Peristiwa terbunuhnya Husein yang terjadi pada 81 Hijriah atau 680 Masehi salah satunya dicatat sebagai bentuk perlawanan terhadap kezaliman kepada penguasa zalim yang merusak sendi-sendi kehidupan yang telah dibangun oleh Rasulullah beserta sahabatnya di Madinah.
Kajadian yang memilukan di pinggir Sungai Eufrat, Karbala, Irak, dikenang sebagai tragedi Asyura. Tragedi Asyura terjadi pada 10 Muharam. Pada Asyura ini pula Nabi Musa dan pengikut setianya yang beriman kepada Allah diselamatkan dari kejaran Firaun dan rezimnya. Bulan Muharam juga merupakan salah satu bulan yang utama, antara lain pada bulan inilah kiblat salat umat Islam berpindah dari Yerusalem ke Kakbah Mekah.
Sebelum peristiwa Asyura (tragedi pembantaian keluarga Nabi Muhammad oleh rezim penguasa zalim), umat Islam disunahkan untuk berpuasa Asyura, tanggal 9 dan 10 Muharam atau 10 Muharam.
Berpuasa Asyura di bulan Muharam dengan ikhlas, antara lain kita diingatkan untuk menahan diri berbuat sewenang-wenang, represif, destruktif terhadap rakyat seperti dilakukan Yazid. Bagaimanapun, kekuasaan adalah amanah dan sementara. Kekuasaan bukan untuk menindas rakyat seperti dilakukan Yazid atau Firaun terhadap Nabi Musa dan umatnya yang beriman kepada Allah.
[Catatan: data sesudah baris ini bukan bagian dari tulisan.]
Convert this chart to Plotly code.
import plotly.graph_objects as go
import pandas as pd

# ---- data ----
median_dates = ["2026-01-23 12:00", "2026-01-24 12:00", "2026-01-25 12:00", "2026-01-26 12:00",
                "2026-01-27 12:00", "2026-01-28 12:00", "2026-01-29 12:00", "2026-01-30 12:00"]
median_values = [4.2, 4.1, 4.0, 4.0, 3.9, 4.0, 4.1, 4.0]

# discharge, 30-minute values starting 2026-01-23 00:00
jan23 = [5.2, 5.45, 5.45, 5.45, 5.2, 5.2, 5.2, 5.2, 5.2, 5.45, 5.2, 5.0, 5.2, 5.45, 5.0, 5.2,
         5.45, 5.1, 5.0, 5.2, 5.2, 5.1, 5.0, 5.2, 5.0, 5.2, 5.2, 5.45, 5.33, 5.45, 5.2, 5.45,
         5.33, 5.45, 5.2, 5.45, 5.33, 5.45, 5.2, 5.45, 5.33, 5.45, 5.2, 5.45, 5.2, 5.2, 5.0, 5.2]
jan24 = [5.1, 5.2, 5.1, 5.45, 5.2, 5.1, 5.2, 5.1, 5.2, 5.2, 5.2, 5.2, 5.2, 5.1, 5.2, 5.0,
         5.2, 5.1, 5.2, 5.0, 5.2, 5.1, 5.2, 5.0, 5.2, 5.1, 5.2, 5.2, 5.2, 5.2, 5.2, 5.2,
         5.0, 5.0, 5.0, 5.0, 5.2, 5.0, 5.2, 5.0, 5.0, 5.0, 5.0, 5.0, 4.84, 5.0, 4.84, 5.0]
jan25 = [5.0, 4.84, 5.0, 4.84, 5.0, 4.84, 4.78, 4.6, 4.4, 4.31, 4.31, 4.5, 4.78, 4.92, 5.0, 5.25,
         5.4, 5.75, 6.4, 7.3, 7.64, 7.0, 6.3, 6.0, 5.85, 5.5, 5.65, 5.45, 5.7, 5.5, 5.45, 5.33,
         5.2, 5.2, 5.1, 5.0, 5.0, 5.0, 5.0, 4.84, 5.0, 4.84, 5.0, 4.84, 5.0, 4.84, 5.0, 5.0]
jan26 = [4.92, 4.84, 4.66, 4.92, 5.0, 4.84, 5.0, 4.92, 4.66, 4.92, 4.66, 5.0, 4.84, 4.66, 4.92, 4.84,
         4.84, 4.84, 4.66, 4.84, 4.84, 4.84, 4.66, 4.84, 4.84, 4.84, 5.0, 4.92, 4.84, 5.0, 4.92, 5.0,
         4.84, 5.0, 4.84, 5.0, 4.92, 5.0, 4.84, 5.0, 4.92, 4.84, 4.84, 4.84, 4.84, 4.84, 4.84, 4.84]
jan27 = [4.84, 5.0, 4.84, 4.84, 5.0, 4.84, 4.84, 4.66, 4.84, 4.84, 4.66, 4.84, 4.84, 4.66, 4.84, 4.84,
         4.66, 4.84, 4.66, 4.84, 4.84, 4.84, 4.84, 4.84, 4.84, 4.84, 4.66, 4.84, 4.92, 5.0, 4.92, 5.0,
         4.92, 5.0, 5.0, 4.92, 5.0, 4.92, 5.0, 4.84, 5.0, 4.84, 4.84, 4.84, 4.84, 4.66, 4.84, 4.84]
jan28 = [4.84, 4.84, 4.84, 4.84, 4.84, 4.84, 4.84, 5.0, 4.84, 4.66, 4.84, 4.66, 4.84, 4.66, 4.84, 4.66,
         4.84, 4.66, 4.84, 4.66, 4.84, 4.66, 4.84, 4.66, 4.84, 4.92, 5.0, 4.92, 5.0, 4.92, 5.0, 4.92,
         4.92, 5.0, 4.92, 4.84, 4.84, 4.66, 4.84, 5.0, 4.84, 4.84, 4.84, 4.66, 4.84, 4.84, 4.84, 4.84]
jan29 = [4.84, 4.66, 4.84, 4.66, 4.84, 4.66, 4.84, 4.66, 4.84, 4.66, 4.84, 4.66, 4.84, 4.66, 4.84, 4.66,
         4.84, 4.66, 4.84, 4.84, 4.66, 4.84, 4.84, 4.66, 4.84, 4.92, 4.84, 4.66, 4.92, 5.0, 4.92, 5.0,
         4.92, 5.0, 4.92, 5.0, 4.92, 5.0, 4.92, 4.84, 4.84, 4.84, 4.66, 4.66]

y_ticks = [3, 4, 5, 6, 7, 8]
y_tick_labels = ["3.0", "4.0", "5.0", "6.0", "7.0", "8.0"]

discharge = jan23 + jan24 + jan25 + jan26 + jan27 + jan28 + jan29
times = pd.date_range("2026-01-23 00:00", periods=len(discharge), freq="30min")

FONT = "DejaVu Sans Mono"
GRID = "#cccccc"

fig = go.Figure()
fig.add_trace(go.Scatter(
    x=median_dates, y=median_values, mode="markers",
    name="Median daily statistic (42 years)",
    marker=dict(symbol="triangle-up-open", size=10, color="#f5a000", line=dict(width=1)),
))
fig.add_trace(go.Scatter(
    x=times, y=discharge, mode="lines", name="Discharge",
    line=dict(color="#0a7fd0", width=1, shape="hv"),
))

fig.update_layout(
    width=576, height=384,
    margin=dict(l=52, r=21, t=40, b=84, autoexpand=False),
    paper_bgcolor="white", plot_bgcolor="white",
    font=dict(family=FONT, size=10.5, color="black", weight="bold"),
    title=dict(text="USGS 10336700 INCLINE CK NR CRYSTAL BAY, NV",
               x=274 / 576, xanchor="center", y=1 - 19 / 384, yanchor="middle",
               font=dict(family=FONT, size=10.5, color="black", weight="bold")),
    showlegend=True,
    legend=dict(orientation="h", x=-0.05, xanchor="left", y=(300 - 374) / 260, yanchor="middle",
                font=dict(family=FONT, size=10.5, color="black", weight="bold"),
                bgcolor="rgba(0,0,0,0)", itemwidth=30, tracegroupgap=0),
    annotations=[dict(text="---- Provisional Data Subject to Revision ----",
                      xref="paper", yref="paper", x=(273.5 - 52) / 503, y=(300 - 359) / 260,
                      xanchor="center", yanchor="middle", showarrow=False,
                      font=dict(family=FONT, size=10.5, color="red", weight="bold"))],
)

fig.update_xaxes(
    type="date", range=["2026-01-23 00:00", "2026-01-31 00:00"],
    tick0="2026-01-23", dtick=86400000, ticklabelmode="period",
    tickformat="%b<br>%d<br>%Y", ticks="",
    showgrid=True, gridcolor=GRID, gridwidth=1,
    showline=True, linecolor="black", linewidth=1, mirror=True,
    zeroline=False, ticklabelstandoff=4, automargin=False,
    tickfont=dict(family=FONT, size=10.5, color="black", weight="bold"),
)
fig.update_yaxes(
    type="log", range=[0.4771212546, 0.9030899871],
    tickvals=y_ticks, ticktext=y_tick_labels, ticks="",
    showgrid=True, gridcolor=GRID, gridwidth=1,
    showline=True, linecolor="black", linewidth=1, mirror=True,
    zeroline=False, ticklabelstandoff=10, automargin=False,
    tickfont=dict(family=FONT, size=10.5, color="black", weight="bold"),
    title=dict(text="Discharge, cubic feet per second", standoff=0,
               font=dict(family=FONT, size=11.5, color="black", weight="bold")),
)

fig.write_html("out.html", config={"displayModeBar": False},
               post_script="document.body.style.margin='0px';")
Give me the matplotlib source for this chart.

Sudah saatnya kita hijrah dari perilaku yang demikian. Sebaliknya, semangat hijrah Nabi Muhammad hendaknya menjadi spirit baru dalam mengelola kekuasaan menuju rakyat yang adil, makmur, sejahtera, menenteramkan dalam naungan ampunan Allah swt. Wallahualam bisawab.